Ainda trajando o uniforme negro, Parker tinha acabado de casar com Mary Jane…e também tinha, recentemente, recebido o baque da morte do amigo Ned Leeds, que ele também descobrira ser o Duende Macabro. Definitivamente, não era o momento mais fácil da vida do nosso herói. Pra complicar ainda mais as coisas, eis que Kraven resolve retomar a sua honra com sangue e, numa emboscada, derrota o herói sem qualquer esforço. Afinal, nunca que o sobrinho da Tia May dar o devido respeito àquele caçador metido a besta. Pois deveria. E esta lição, o Homem-Aranha carregou para o resto da vida.
Herdeiro de uma riquíssima família russa (como vamos descobrindo aos poucos durante o desenvolvimento da série), Kraven enterra Peter vivo…e assume a sua personalidade de Aranha. Não basta derrotar o inimigo, você tem que entrar na sua pele. E, acredite, este é só o começo. Para quem não leu, vou evitar contar maiores detalhes para não estragar a surpresa da coisa.
O traço orgânico de Mike Zeck dá a medida ideal para a loucura de Kraven, cujos sorrisos maquiavélicos se tornam tão assustadores que você chega a pensar: “Meu Deus, como eu podia achar este cara ridículo?”. É bem por aí mesmo. Em pleno contato com a sua besta interior, o caçador acaba se deparando ainda com o Ratus, aquele vilãozinho meia-boca que, depois de passar pelas páginas do Capitão América, acabou se tornando parte do elenco do Cabeça-de-Teia.

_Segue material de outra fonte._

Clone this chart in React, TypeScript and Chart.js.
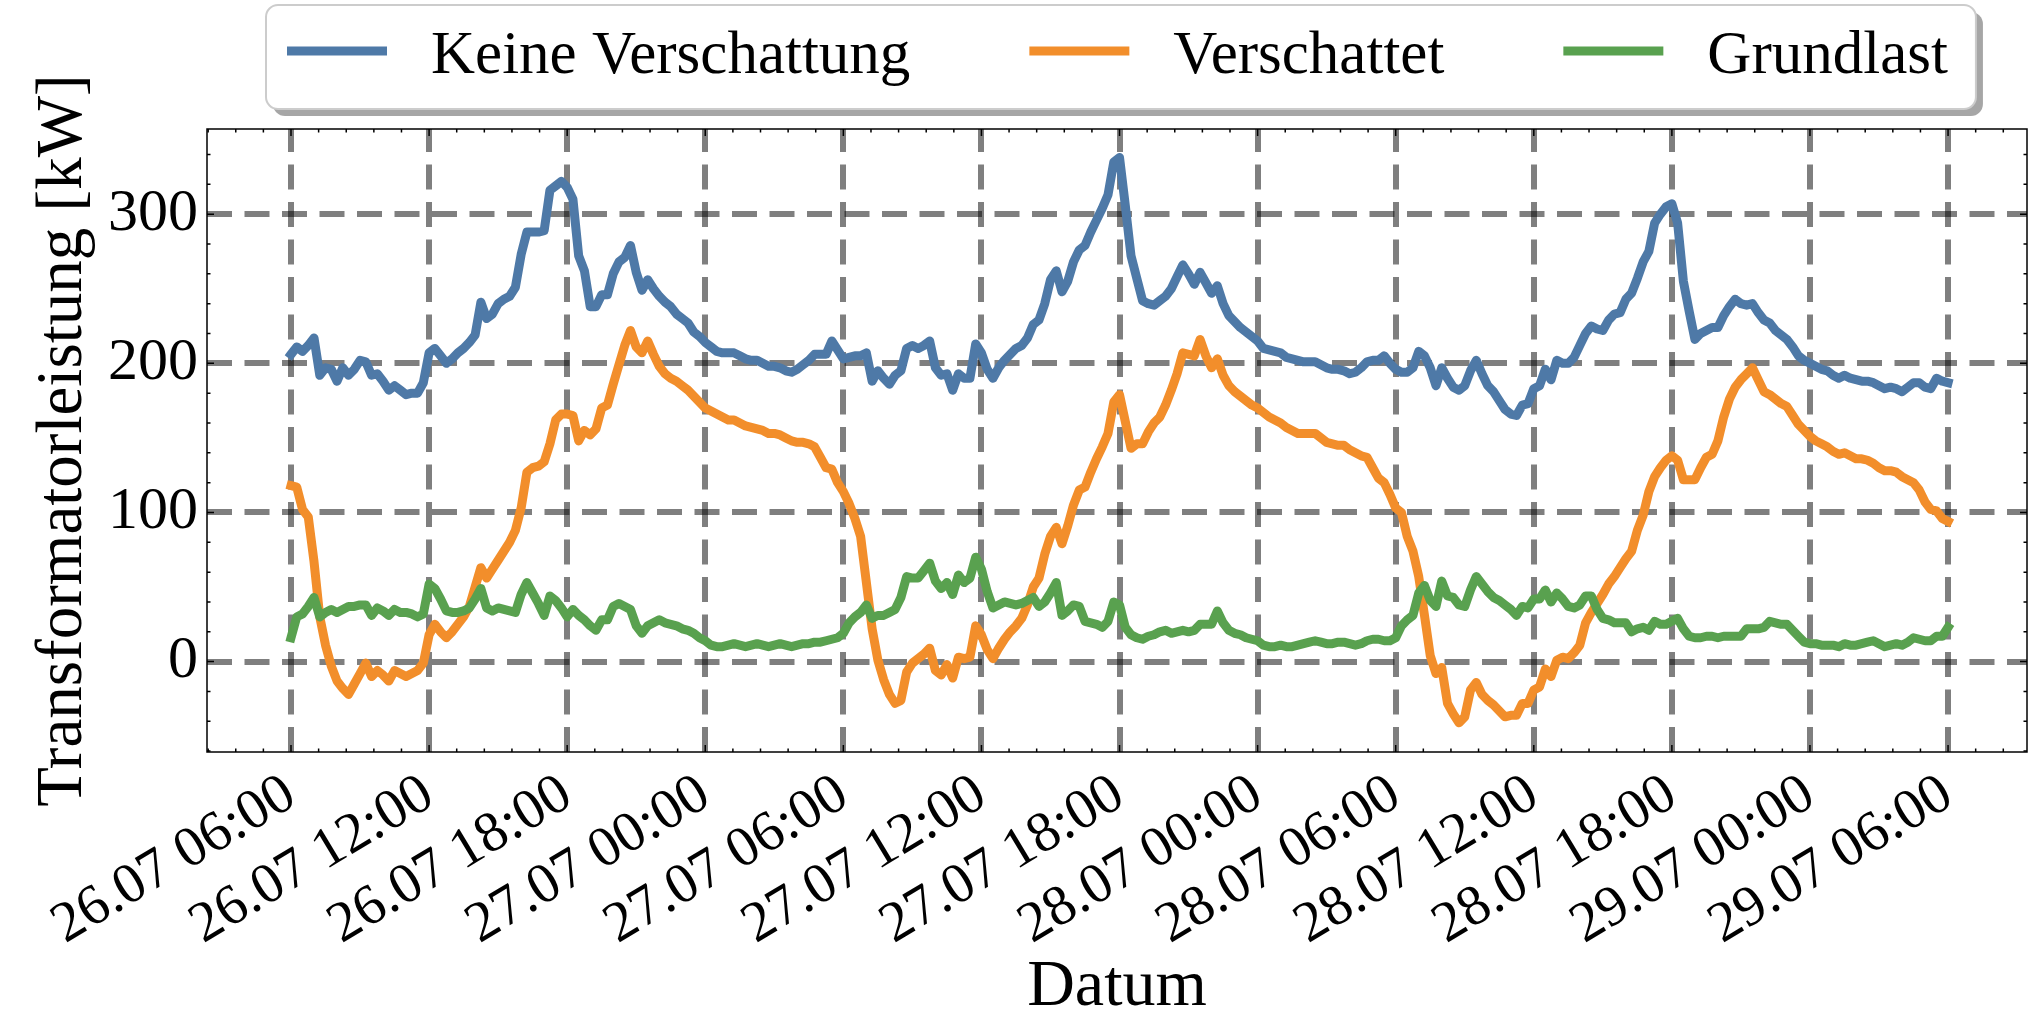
import React, { useEffect, useRef } from "react";
import { Chart, registerables } from "chart.js";

Chart.register(...registerables);

// Time axis: hours counted from 26.07 00:00, one sample every 15 minutes
const startHour = 6; // 26.07 06:00
const stepHours = 0.25;

const seriesLabels = ["Keine Verschattung", "Verschattet", "Grundlast"];
const seriesColors = ["#4e79a7", "#f28e2b", "#59a14f"];

const keineVerschattung = [
  206, 211, 208, 212, 217, 192, 197, 196, 188, 197, 192, 196, 202, 201, 192, 193, 188, 182, 185, 182, 179, 180, 180, 187,
  207, 210, 205, 200, 203, 207, 210, 214, 219, 241, 230, 233, 240, 243, 245, 251, 273, 288, 288, 288, 289, 316, 319, 322,
  318, 310, 272, 262, 238, 238, 246, 246, 260, 268, 271, 279, 261, 249, 256, 250, 245, 241, 238, 233, 230, 227, 221, 218,
  214, 211, 208, 207, 207, 207, 205, 203, 202, 202, 200, 198, 198, 197, 195, 194, 196, 199, 202, 206, 206, 206, 215, 209,
  203, 204, 205, 205, 207, 188, 195, 190, 186, 192, 195, 210, 212, 210, 212, 215, 197, 192, 193, 182, 193, 190, 190, 213,
  207, 196, 190, 197, 202, 206, 210, 212, 217, 226, 229, 240, 256, 262, 248, 255, 268, 276, 279, 288, 296, 304, 313, 335,
  338, 306, 272, 257, 242, 240, 239, 242, 245, 250, 258, 266, 260, 253, 261, 254, 247, 252, 240, 232, 228, 224, 221, 218,
  215, 210, 209, 208, 207, 204, 203, 202, 201, 201, 201, 199, 197, 196, 196, 195, 193, 194, 197, 201, 202, 202, 205, 200,
  196, 194, 194, 197, 208, 205, 197, 185, 197, 190, 184, 182, 185, 195, 202, 193, 185, 181, 175, 169, 166, 165, 172, 173,
  183, 185, 196, 189, 202, 200, 200, 204, 212, 220, 225, 223, 222, 229, 233, 234, 243, 247, 257, 268, 275, 294, 300, 305,
  307, 294, 255, 235, 216, 220, 222, 224, 224, 232, 238, 243, 240, 239, 240, 234, 229, 227, 222, 219, 216, 211, 205, 202,
  200, 198, 196, 195, 192, 190, 192, 190, 189, 188, 188, 187, 185, 183, 184, 183, 181, 184, 187, 187, 184, 183, 190, 188,
  187,
];

const verschattet = [
  118, 117, 102, 97, 67, 30, 11, -3, -13, -18, -22, -15, -8, -1, -10, -6, -9, -13, -6, -8, -10, -8, -6, -1,
  18, 25, 20, 16, 20, 25, 30, 37, 50, 63, 56, 62, 68, 74, 80, 88, 103, 127, 130, 131, 134, 146, 162, 166,
  166, 165, 148, 155, 152, 156, 170, 172, 186, 199, 212, 222, 211, 207, 215, 206, 198, 193, 190, 188, 185, 182, 178, 174,
  170, 168, 166, 164, 162, 162, 160, 158, 157, 156, 155, 153, 153, 152, 150, 148, 147, 147, 146, 144, 137, 130, 129, 120,
  114, 106, 96, 84, 53, 22, 1, -12, -22, -28, -26, -7, -1, 2, 5, 9, -6, -9, -2, -11, 3, 2, 3, 24,
  18, 8, 2, 9, 15, 20, 24, 29, 38, 50, 56, 72, 84, 90, 79, 91, 105, 115, 117, 127, 136, 144, 153, 174,
  179, 161, 143, 146, 146, 154, 160, 164, 172, 182, 193, 207, 206, 205, 216, 205, 197, 203, 192, 185, 181, 178, 175, 172,
  170, 167, 164, 162, 160, 157, 155, 153, 153, 153, 153, 150, 147, 146, 145, 145, 142, 140, 138, 137, 130, 123, 120, 112,
  103, 100, 84, 74, 57, 31, 4, -8, -4, -28, -35, -41, -37, -19, -14, -22, -26, -29, -33, -37, -36, -36, -28, -28,
  -19, -17, -5, -10, 1, 3, 2, 6, 11, 26, 33, 39, 45, 52, 57, 63, 69, 74, 88, 98, 114, 124, 130, 135,
  138, 135, 122, 122, 122, 130, 137, 139, 148, 164, 176, 184, 189, 193, 197, 189, 181, 179, 176, 173, 171, 165, 159, 155,
  151, 148, 146, 144, 141, 139, 140, 138, 136, 136, 135, 133, 130, 128, 128, 127, 124, 122, 120, 115, 107, 102, 101, 96,
  94,
];

const grundlast = [
  16, 30, 32, 37, 43, 30, 33, 35, 33, 35, 37, 37, 38, 38, 31, 36, 34, 31, 35, 33, 33, 32, 30, 32,
  52, 49, 42, 34, 33, 33, 34, 36, 42, 49, 36, 34, 36, 35, 34, 33, 45, 53, 46, 39, 31, 44, 41, 36,
  30, 35, 31, 28, 24, 21, 28, 28, 37, 39, 37, 35, 24, 19, 24, 26, 28, 26, 25, 24, 22, 21, 19, 16,
  14, 11, 10, 10, 11, 12, 11, 10, 11, 12, 11, 10, 11, 12, 11, 10, 11, 12, 12, 13, 13, 14, 15, 16,
  19, 26, 30, 33, 38, 29, 31, 31, 33, 35, 43, 57, 56, 56, 61, 66, 54, 49, 53, 45, 58, 53, 56, 70,
  62, 47, 36, 38, 40, 39, 38, 39, 41, 43, 37, 40, 46, 53, 31, 34, 38, 37, 27, 26, 25, 23, 27, 40,
  38, 23, 18, 16, 15, 17, 18, 20, 21, 19, 20, 21, 20, 21, 25, 25, 25, 34, 26, 21, 19, 18, 16, 15,
  14, 11, 10, 10, 11, 10, 10, 11, 12, 13, 14, 13, 12, 12, 13, 13, 12, 11, 12, 14, 15, 15, 14, 14,
  16, 24, 28, 31, 46, 51, 41, 37, 54, 44, 43, 38, 37, 48, 57, 52, 47, 43, 41, 38, 35, 31, 37, 36,
  42, 42, 48, 40, 46, 42, 37, 36, 38, 44, 44, 35, 29, 28, 26, 26, 26, 20, 22, 23, 21, 27, 25, 25,
  27, 29, 22, 17, 16, 16, 17, 17, 16, 17, 17, 17, 17, 22, 22, 22, 23, 27, 26, 25, 25, 21, 17, 13,
  12, 12, 11, 11, 11, 10, 12, 11, 11, 12, 13, 14, 12, 10, 11, 12, 11, 13, 16, 15, 14, 14, 17, 17,
  23,
];

const xTickHours = [6, 12, 18, 24, 30, 36, 42, 48, 54, 60, 66, 72, 78];
const xTickLabels = [
  "26.07 06:00", "26.07 12:00", "26.07 18:00", "27.07 00:00", "27.07 06:00", "27.07 12:00", "27.07 18:00",
  "28.07 00:00", "28.07 06:00", "28.07 12:00", "28.07 18:00", "29.07 00:00", "29.07 06:00",
];
const yTickValues = [0, 100, 200, 300];
const xAxisTitle = "Datum";
const yAxisTitle = "Transformatorleistung [kW]";

const X_MIN = 2.35;
const X_MAX = 81.43;
const Y_MIN = -60.6;
const Y_MAX = 357.1;

const FONT = "'Liberation Serif', 'Times New Roman', Times, serif";

function roundRectPath(ctx: CanvasRenderingContext2D, x: number, y: number, w: number, h: number, r: number) {
  ctx.beginPath();
  ctx.moveTo(x + r, y);
  ctx.lineTo(x + w - r, y);
  ctx.arcTo(x + w, y, x + w, y + r, r);
  ctx.lineTo(x + w, y + h - r);
  ctx.arcTo(x + w, y + h, x + w - r, y + h, r);
  ctx.lineTo(x + r, y + h);
  ctx.arcTo(x, y + h, x, y + h - r, r);
  ctx.lineTo(x, y + r);
  ctx.arcTo(x, y, x + r, y, r);
  ctx.closePath();
}

const framePlugin = {
  id: "frameTicks",
  afterDraw(chart: any) {
    const { ctx, chartArea: a, scales } = chart;
    const xs = scales.x;
    const ys = scales.y;
    ctx.save();
    ctx.strokeStyle = "#000";
    ctx.lineWidth = 1.5;
    ctx.strokeRect(a.left, a.top, a.right - a.left, a.bottom - a.top);
    const majorLen = 7;
    const minorLen = 3.5;
    ctx.beginPath();
    const xMaj = xs.ticks.map((t: any) => t.value);
    const xStep = (xMaj[1] - xMaj[0]) / 5;
    let v = xMaj[0];
    while (v - xStep >= xs.min) v -= xStep;
    for (; v <= xs.max + 1e-9; v += xStep) {
      const isMajor = xMaj.some((m: number) => Math.abs(m - v) < 1e-6);
      const len = isMajor ? majorLen : minorLen;
      const px = xs.getPixelForValue(v);
      ctx.moveTo(px, a.bottom);
      ctx.lineTo(px, a.bottom - len);
      ctx.moveTo(px, a.top);
      ctx.lineTo(px, a.top + len);
    }
    const yMaj = ys.ticks.map((t: any) => t.value);
    const yStep = (yMaj[1] - yMaj[0]) / 5;
    let w = yMaj[0];
    while (w - yStep >= ys.min) w -= yStep;
    for (; w <= ys.max + 1e-9; w += yStep) {
      const isMajor = yMaj.some((m: number) => Math.abs(m - w) < 1e-6);
      const len = isMajor ? majorLen : minorLen;
      const py = ys.getPixelForValue(w);
      ctx.moveTo(a.left, py);
      ctx.lineTo(a.left + len, py);
      ctx.moveTo(a.right, py);
      ctx.lineTo(a.right - len, py);
    }
    ctx.stroke();
    ctx.restore();
  },
};

const legendPlugin = {
  id: "mplLegend",
  afterDraw(chart: any) {
    const ctx: CanvasRenderingContext2D = chart.ctx;
    ctx.save();
    ctx.font = `61px ${FONT}`;
    const items = chart.data.datasets.map((ds: any) => ({
      label: ds.label as string,
      color: ds.borderColor as string,
      w: ctx.measureText(ds.label).width,
    }));
    const padL = 21;
    const padR = 28;
    const handleLen = 100;
    const handleGap = 44;
    const colGap = 119;
    let total = padL + padR;
    items.forEach((it: any, i: number) => {
      total += handleLen + handleGap + it.w + (i > 0 ? colGap : 0);
    });
    const boxX = 266;
    const boxY = 5;
    const boxH = 104;
    const r = 12;
    // shadow
    roundRectPath(ctx, boxX + 7, boxY + 7, total, boxH, r);
    ctx.fillStyle = "rgba(77,77,77,0.5)";
    ctx.fill();
    // frame
    roundRectPath(ctx, boxX, boxY, total, boxH, r);
    ctx.fillStyle = "#ffffff";
    ctx.fill();
    ctx.strokeStyle = "#cccccc";
    ctx.lineWidth = 2;
    ctx.stroke();
    let x = boxX + padL;
    const lineY = 51;
    const textY = 73;
    items.forEach((it: any, i: number) => {
      if (i > 0) x += colGap;
      ctx.strokeStyle = it.color;
      ctx.lineWidth = 9;
      ctx.lineCap = "butt";
      ctx.beginPath();
      ctx.moveTo(x, lineY);
      ctx.lineTo(x + handleLen, lineY);
      ctx.stroke();
      x += handleLen + handleGap;
      ctx.fillStyle = "#000";
      ctx.textBaseline = "alphabetic";
      ctx.textAlign = "left";
      ctx.fillText(it.label, x, textY);
      x += it.w;
    });
    ctx.restore();
  },
};

export default function App() {
  const canvasRef = useRef<HTMLCanvasElement | null>(null);

  useEffect(() => {
    document.body.style.margin = "0";
    const canvas = canvasRef.current;
    if (!canvas) return;
    const series = [keineVerschattung, verschattet, grundlast];
    const chart = new Chart(canvas, {
      type: "line",
      data: {
        datasets: series.map((vals, k) => ({
          label: seriesLabels[k],
          data: vals.map((val, i) => ({ x: startHour + i * stepHours, y: val })),
          borderColor: seriesColors[k],
          backgroundColor: seriesColors[k],
          borderWidth: 9,
          pointRadius: 0,
          pointHoverRadius: 0,
          tension: 0,
          fill: false,
          borderJoinStyle: "round",
          borderCapStyle: "square",
          order: 2 - k,
        })),
      },
      options: {
        responsive: false,
        animation: false,
        devicePixelRatio: 1,
        events: [],
        layout: { padding: { top: 129, right: 1, left: 0, bottom: 0 } },
        plugins: {
          legend: { display: false },
          tooltip: { enabled: false },
          title: { display: false },
        },
        scales: {
          x: {
            type: "linear",
            min: X_MIN,
            max: X_MAX,
            z: 1,
            afterBuildTicks: (s: any) => {
              s.ticks = xTickHours.map((h) => ({ value: h }));
            },
            afterFit: (s: any) => {
              s.height = 265;
            },
            ticks: {
              autoSkip: false,
              maxRotation: 31,
              minRotation: 31,
              padding: 9,
              color: "#000",
              font: { family: FONT, size: 57 },
              callback: (_v: any, index: number) => xTickLabels[index] ?? "",
            },
            grid: { color: "rgba(0,0,0,0.5)", lineWidth: 6, drawTicks: false },
            border: { display: false, dash: [25, 12.5], dashOffset: 2 },
            title: {
              display: true,
              text: xAxisTitle,
              color: "#000",
              font: { family: FONT, size: 66, lineHeight: 0.875 },
              padding: { top: 0, bottom: 0 },
            },
          },
          y: {
            type: "linear",
            min: Y_MIN,
            max: Y_MAX,
            z: 1,
            afterBuildTicks: (s: any) => {
              s.ticks = yTickValues.map((v) => ({ value: v }));
            },
            afterFit: (s: any) => {
              s.width = 207;
            },
            ticks: {
              padding: 9,
              color: "#000",
              font: { family: FONT, size: 60 },
            },
            grid: { color: "rgba(0,0,0,0.5)", lineWidth: 6, drawTicks: false },
            border: { display: false, dash: [25, 12.5], dashOffset: 0 },
            title: {
              display: true,
              text: yAxisTitle,
              color: "#000",
              font: { family: FONT, size: 65, lineHeight: 0.875 },
              padding: { top: 35, bottom: 0 },
            },
          },
        },
      },
      plugins: [framePlugin, legendPlugin],
    } as any);
    return () => chart.destroy();
  }, []);

  return (
    <div style={{ position: "absolute", left: 0, top: 0, width: 2028, height: 1017, background: "#fff" }}>
      <canvas ref={canvasRef} width={2028} height={1017} style={{ display: "block", width: 2028, height: 1017 }} />
    </div>
  );
}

Até hoje, a saga repercute na vida do herói. Na ótima série Tormento (1990), por exemplo, Todd McFarlane faz repetidas menções ao sofrimento de Peter enquanto tentava abandonar sua prisão a sete palmos debaixo da terra. E o que é melhor: a mudança na abordagem de Kraven tornou-se tão respeitosa que nenhum argumentista que se seguiu a deMatteis teve coragem de mudá-la. Mesmo com a aparição dos dois estranhos filhos do caçador (desnecessários, por assim dizer), o personagem continua lá, no seu lugar de direito, com um fim respeitoso e merecido. A Marvel deveria aprender esta lição, aliás.
A Última Caçada de Kraven é a leitura ideal para quem sempre enxergou o Aranha como um herói cômico. Na verdade, o Homem-Aranha é um personagem humano. Arrisco dizer até que ele é o mais humano dos super-heróis. A Última Caçada de Kraven é justamente isso: a história de dois seres humanos, sendo que um deles chega ao limite de sua sanidade e resolve vencer o maior desafio de sua vida. E acaba conseguindo. O preço, no entanto, só Peter Parker pode dizer.